I do think families need the bonding time of sharing meals, but how we share those meals and what we share might be up for some revision.
Maybe we need to step back even further and say that eating is an activity worthy of it's own time and place and quit double tasking dinner. I mean, what would happen if we just sat there quietly and ate and enjoyed our food?
Since being banded, I get into trouble if I don't at least pay some attention to bite size, taste, chewing, swallowing. But I wonder, if I had done that before, would I have ever ended up being fat in the first place?

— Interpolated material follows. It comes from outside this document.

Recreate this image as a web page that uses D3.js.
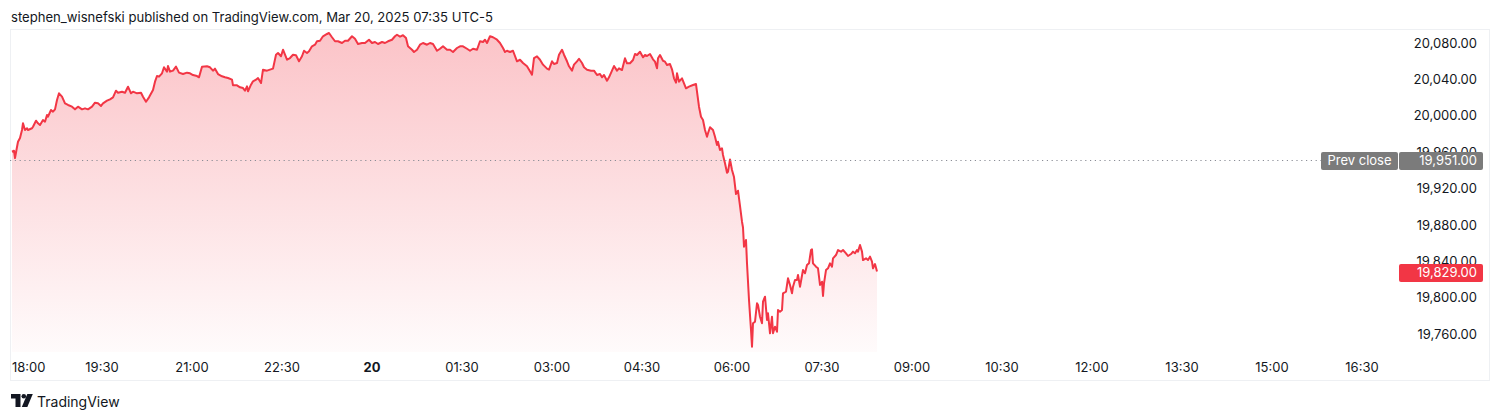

We have such confusing messages around food-eat eat eat DON'T EAT YOU'LL GET FAT.....and also, eat, eat but don't pay attention to your food, talk to me....Toddlers, now they know how to EAT. They touch, taste, feel that food, admire
the color, the texture, the smell.
Maybe that's what we should strive for-returning to that state where we interacted with our food before eating it. Back to the days where we had to pay attention or we'd choke.
2 comments:
Maybe we are all overweight because we do place too much emphasis on food. I sometimes feel like all I do is focus on food. What's for breakfast, what's for lunch, what's for dinner? We were trying to have family meals with Zoe but discovered it was way easier to feed her first, get her to bed and then figure out if we even wanted to eat anything ourselves. Most nights I end up skipping dinner because it's just too late.
It's so schizo-we focus on food, but we aren't supposed to think about it or obsess about it-yet if we don't, how does the family get fed? I think there are just too many rules, and some of them are contradictory.